We take judicial notice that it would be most difficult to administer the functions and operations of our free public school system statewide without that kind of administrative flexibility which inheres in section 3 and which the superintendent of public instruction says is needed.

In the current absence of what seems to be needful superintendence by the State board of education, so far at least as concerns the number of school days per year, hours of school days, et cetera, the defendant boards could but act according to their own discretion. We are unwilling to say or hold that their actions were illegal or unlawful, or violative of any statute the effect of which might constitute an unwitting interference, by legislation, with the administrative powers and duties which the people have vested exclusively in the State board of education.

Reversed and remanded for dismissal of each complaint, with prejudice, but without costs.

T.M. KAVANAGH, and T.G. KAVANAGH, JJ., concurred with BLACK, J.

NOTES

[1] Amending CLS 1961, § 340.575 (MCLA 1969 Cum Supp § 340.575, Stat Ann 1969 Cum Supp § 15.3575). REPORTER.

[2] See the official comment which the delegates appended to section 3, upon proposal to the people of the Constitution of 1963, particularly this:

Comment. "This is a new section combining and enlarging upon the provisions in sections 2 and 6, article 11, of the present Constitution.
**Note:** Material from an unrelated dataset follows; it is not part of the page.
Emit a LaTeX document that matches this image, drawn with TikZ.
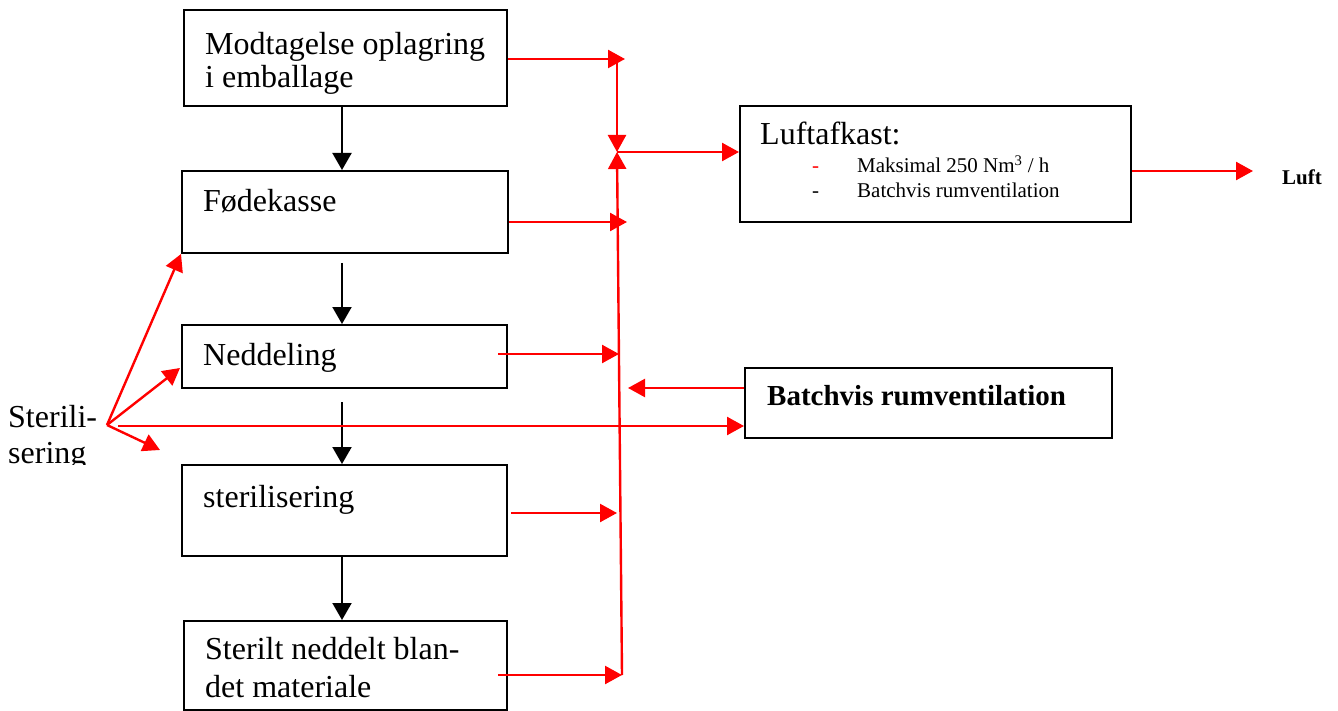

It attempts to embody two fundamental principles: (1) the concern of all people in educational processes as a safeguard for democracy; (2) greater public participation in the operation of educational institutions.

"The enlarged state board provides a policy-making body on a state level." (Emphasis supplied.) 2 Constitutional Convention Official Record 1961, p 3396.

[3] We do not of course approve or disapprove the proposed rule, a copy of which the attorney general has attached to each of his briefs amicus. That is not our function nor that of the circuit court. We simply say that the board may lawfully adopt such a rule, or any similarly-purposed administrative rule, and may see to the due effectuation thereof.